= Becon Ganj =

Area of Kanpur, India

Becon Ganj (Hindi: बेकन गंज, Urdu: بیکن گنج) is a residential and commercial area situated in the central of Kanpur in the Indian state of Uttar Pradesh. The locality is named after British magistrate of Kanpur in 1828 named William Bacon. One of the oldest parts of Kanpur, Becon Ganj was known for its Big Market, narrow streets and old buildings some of which were demolished in the 1990s to build commercial structures.

The Becon Ganj has a very huge market has operated since the time of Britisher's in India. It comes under Arya Nagar Assembly, and near about population is 1,00,000-2,00,000 Lakh.
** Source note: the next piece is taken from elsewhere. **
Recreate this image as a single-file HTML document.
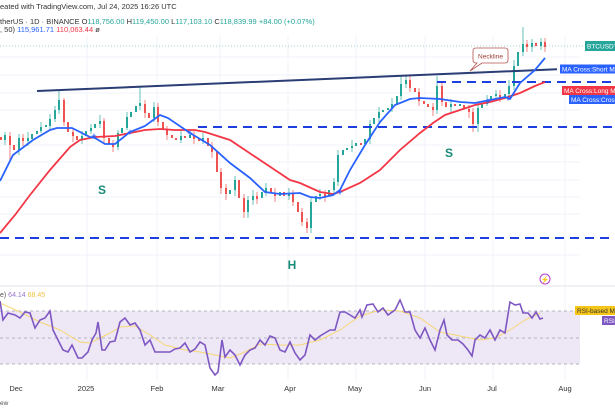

Becon Ganj has a police station in middle of this area nearby Dada Miyan Chauraha, Sultan Hotel Road established from the British Period at large area.

== Becon Ganj Market ==
Becon Ganj has very old market since the British ruled India. This market covers near about 1–2 km area. Sultan Warsi Jewellers is most popular jewellery shop in Bazar.

== Shops ==
Shops sell male & female wear like (pant, shirt, coat, trouser, T-shirt, jeans, kurta, salwar, dupatta, Naqab), ornaments, jewelry, fashion garments, fancy dresses, footwear, and other such apparel. Most products are locally produced. A special attraction is Wednesday, Friday & Sunday footpath market. On Monday market is closed.